Sent to board at Washington University in St. Louis, Donaldson found the accommodations more comfortable. He said, “They stashed us in college training detachments and held us there until they were ready to put us in the line of (training) progression.”  Finally, he got a training seat in Santa Anna, Calif. where he went through preflight training. 


From there, he stated, “I was sent to King City, Calif. for primary (flight), Chico, Calif. for basic (flight), and Stockton, Calif. for advanced (flight) training.” 


Wartime photo of Dick Donaldson’s squadron of B-29s flying over Mt. Fuji, Japan. Contributed photo
Wartime photo of Dick Donaldson’s squadron of B-29s flying over Mt. Fuji, Japan. Contributed photo

Donaldson finished all his training in May, 1944 and was commissioned an officer. Then he was told that the Air Corps wanted more heavy bomber pilots. “So, they sent me to B-24 training…that was at Albuquerque, N.M.”


However, the Air Corps was critically short of pilots for the B-29 bomber, then just coming off the assembly lines in large numbers. So, he was sent to Great Bend, Kansas to become qualified in that huge new aircraft. Finally, in February of 1945, fully qualified and trained, Donaldson and the flight officers flew his B-29 to Hawaii, Kwajalein Atoll and then on to his duty station in Guam. His enlisted crew members were sent beforehand by ship to meet them there.


Donaldson, his crew and airplane, now named the “City of Austin” were stationed at the northern Air Base in Guam, now known as Anderson Field. They were sent immediately into combat missions. The first 10 missions were flown at high altitude with differential results.


Bombing at 30,000 feet kept them out of the range of most enemy fighters and anti-aircraft fire but, bombing accuracy suffered because the bombs dropped through multiple layers of air of different density and wind speed. Added to that, the overheating problems of the B-29s novel Pratt and Whitney engines, and the navigation problems caused by the newly confirmed “Jet Stream,” made getting to and from Japan that much more difficult. As Dick explained, “the winds at 30,000 feet were sometimes as much as 200-250 miles per hour. At that height, (turning) downwind we would be going too fast for the bomb sight to calibrate, and if you turned upwind you would practically be standing still.”


After Donaldson’s first 10 missions, General Curtis LeMay arrived with radically new ideas on how to bomb Japan. General LeMay’s ideas involved bombing at low altitudes and the use of incendiary bombs to burn the Japanese cities, which were largely constructed of wood. The use of incendiaries resulted in the catastrophic destruction of a large percentage of the major cities in Japan and a corresponding destruction of Japan’s ability to make war or even feed and clothe the populace.

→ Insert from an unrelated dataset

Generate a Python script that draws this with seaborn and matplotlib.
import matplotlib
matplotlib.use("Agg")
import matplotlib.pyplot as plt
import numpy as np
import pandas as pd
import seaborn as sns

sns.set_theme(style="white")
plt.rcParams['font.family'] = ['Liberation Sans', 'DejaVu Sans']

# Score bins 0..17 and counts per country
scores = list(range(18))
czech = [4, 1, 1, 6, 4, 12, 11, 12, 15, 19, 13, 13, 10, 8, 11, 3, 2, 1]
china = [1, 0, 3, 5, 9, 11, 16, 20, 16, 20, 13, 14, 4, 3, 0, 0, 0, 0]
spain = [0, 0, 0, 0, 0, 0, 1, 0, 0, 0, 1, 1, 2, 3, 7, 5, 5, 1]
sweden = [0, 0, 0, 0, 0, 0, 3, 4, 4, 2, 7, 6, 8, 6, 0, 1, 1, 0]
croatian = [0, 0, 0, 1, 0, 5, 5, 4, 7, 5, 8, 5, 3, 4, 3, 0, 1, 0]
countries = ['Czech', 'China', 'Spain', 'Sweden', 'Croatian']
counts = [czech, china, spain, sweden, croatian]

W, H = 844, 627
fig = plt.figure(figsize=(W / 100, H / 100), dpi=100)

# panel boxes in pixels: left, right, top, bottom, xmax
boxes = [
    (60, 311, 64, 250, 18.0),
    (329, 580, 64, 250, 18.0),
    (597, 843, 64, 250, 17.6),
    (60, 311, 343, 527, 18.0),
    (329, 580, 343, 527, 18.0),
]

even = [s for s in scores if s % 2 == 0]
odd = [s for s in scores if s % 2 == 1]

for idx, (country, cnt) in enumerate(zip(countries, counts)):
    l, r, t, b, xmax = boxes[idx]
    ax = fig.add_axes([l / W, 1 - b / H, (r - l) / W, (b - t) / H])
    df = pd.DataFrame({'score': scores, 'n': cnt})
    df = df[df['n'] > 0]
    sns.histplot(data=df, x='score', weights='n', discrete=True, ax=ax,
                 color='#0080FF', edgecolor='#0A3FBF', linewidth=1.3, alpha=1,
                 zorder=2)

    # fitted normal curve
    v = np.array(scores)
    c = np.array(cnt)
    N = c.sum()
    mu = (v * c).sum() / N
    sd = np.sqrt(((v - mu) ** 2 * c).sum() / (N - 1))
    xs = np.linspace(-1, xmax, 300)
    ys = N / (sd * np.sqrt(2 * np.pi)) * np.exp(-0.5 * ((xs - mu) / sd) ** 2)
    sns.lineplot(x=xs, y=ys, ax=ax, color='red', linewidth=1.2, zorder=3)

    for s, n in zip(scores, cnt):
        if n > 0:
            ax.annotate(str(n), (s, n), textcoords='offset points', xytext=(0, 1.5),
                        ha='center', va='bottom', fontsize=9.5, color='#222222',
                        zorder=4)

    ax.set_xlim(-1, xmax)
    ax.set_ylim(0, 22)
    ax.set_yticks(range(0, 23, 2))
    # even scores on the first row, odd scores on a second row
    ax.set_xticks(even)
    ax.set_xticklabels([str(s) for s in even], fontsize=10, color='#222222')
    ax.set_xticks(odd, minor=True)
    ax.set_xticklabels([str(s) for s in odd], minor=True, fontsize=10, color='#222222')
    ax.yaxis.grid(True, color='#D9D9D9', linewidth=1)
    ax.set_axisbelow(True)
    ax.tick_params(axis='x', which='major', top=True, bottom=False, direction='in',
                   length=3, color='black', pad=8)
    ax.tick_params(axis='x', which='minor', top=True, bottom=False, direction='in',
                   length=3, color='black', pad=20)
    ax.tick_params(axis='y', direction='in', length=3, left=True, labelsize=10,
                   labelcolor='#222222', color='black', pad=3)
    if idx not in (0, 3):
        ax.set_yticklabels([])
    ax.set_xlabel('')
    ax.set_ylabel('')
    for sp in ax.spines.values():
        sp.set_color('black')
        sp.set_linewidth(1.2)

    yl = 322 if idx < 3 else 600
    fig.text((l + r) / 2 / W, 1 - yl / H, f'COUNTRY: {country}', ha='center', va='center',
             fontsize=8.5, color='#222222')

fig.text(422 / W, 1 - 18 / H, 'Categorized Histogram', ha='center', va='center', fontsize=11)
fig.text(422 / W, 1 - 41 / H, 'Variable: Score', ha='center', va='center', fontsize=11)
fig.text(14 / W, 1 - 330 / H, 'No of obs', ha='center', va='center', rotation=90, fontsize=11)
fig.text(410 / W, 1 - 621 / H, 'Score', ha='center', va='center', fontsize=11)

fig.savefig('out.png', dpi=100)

DIck Donaldson with a painting of his B-29 guarding a downed crew.  Painting by his son Scott. Contributed photo
DIck Donaldson with a painting of his B-29 guarding a downed crew.  Painting by his son Scott. Contributed photo

Donaldson vividly remembers the flight home from one mission where one of the B-29s was forced to ditch at sea. Dick reported that “seven guys got off that ship into a life raft. We had planned to circle until a submarine could pick them up. We circled for a long time until we were starting to run short of gas. We had been in contact with the submarine and they weren’t going to get there for a little bit. So, in the meantime, these two (Japanese) fishing vessels had appeared. We were afraid for the guys in the life raft because the fishing vessels would pick them up if we left. The submarine had not arrived yet. So, we decided that we had better destroy the fishing vessels.” Dick heard later that the crew in the life raft were rescued soon after they departed the scene.


Donaldson finished his 35th mission on Aug. 1, 1945 and returned home. In route back to the States, he was told of the nuclear bombs dropped on Hiroshima and Nagasaki. He knew the war would soon be over.

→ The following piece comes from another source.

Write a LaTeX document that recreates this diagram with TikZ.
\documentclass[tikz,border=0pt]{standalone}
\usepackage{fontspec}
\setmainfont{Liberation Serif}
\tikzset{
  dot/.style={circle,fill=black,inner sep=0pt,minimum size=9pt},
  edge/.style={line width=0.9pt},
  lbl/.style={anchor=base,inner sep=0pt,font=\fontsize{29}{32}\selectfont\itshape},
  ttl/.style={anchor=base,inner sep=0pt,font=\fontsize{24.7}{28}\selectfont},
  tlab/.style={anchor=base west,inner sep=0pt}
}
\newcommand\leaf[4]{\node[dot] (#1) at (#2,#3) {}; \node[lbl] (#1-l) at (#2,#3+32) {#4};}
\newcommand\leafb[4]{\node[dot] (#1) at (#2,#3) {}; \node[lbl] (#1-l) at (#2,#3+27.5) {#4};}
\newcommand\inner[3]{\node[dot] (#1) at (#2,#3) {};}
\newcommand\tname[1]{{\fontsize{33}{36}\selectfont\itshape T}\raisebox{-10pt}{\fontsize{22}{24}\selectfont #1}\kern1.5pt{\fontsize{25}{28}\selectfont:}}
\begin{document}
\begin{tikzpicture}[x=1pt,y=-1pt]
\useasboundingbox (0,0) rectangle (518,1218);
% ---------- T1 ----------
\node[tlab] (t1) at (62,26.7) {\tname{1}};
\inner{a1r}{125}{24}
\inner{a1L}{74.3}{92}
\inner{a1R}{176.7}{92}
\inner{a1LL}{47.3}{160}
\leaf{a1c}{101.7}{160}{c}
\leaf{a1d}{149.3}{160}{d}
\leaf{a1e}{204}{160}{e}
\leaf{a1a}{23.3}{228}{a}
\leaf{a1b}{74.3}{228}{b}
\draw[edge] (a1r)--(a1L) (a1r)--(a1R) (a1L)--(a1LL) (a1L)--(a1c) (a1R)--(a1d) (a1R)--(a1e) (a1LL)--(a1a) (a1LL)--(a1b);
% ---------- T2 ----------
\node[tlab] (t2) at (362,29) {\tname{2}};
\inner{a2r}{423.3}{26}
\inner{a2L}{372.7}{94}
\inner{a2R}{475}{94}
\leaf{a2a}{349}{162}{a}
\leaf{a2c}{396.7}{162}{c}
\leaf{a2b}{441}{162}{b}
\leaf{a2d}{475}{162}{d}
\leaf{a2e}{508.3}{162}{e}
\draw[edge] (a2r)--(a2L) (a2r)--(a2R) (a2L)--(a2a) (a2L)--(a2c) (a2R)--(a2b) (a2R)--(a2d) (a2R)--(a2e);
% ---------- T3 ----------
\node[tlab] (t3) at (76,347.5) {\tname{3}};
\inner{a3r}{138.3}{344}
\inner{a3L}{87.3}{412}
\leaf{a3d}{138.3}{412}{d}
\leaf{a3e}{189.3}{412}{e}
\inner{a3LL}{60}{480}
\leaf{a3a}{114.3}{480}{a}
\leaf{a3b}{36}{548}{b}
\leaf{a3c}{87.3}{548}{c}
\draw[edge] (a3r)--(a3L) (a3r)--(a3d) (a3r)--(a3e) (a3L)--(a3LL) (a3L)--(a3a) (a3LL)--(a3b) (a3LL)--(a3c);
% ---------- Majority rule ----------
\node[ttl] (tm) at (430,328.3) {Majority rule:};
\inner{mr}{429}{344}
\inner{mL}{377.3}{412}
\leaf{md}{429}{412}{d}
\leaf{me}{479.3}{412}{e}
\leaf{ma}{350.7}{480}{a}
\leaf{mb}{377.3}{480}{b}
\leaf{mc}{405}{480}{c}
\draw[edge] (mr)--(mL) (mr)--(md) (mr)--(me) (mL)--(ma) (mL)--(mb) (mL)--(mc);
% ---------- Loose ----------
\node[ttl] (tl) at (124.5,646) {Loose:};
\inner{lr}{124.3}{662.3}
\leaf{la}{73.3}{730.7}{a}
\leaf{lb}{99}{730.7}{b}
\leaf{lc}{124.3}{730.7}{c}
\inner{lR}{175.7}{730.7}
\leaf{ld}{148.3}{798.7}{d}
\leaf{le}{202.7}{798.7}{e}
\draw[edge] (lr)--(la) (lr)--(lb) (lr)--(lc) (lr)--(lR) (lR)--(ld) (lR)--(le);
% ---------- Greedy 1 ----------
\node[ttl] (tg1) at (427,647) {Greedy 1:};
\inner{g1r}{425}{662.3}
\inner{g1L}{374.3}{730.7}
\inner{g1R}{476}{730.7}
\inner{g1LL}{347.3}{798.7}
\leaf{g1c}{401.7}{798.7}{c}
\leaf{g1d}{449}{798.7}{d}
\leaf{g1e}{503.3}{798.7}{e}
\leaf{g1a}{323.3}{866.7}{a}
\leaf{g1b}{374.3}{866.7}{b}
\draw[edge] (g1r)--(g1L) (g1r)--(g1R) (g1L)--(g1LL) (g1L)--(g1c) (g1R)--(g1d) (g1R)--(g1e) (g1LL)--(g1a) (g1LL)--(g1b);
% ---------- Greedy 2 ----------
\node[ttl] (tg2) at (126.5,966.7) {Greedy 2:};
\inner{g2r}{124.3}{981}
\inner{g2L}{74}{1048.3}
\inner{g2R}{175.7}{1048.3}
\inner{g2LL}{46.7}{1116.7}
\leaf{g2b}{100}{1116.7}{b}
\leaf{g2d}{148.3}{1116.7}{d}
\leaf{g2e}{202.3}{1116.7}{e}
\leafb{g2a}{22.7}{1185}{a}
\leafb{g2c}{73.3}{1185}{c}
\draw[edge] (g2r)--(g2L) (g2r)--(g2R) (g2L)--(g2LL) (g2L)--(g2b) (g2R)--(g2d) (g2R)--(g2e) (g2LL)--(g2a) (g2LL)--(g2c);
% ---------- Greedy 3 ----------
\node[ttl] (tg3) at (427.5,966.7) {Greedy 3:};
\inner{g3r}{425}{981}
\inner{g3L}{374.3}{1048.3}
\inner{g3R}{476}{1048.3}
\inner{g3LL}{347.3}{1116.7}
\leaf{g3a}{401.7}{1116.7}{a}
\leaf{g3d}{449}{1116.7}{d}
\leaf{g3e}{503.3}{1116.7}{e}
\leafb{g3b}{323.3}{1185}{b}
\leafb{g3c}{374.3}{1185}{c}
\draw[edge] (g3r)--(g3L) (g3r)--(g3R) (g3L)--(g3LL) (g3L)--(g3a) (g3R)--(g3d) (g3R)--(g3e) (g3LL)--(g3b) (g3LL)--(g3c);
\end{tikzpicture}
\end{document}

Donaldson returned to Tracy and resumed his studies at Carleton College. There, he met and later married Mary Kangus from Crosby, Minn. After graduating college, he returned to Tracy to rejoin his father in the coal business. With the slow demise of coal, everyone was turning to oil for heating, so Donaldson started a lumber yard in Tracy and ran a prosperous business there for over 35 years. Mary and Dick had three children, Mark, Scott and Laurel. In 1984 he turned the business over to Mark. Dick and Mary joined the Peace Corps and served in Jamaica and Barbados until 1988. Mary died in 2012 and Dick lived independently in Tracy until his passing on March 3, 2022, just three days short of his 99th birthday.


When asked how he felt about his WWII service, Donaldson said, “I was proud to have served my country, but I would rather be known for my experiences in the Peace Corps rather than the military. I don’t want to be known as the guy who burned up 67 cities in Japan. At the same time, it kind of irritates me that hardly anybody knows about that (today).” Donaldson was a reserved, articulate, introspective and a proud man. He served his country twice and was a bellwether of the Tracy business community. He is worthy of the name bestowed upon him and those of his cohort, “The Greatest Generation.”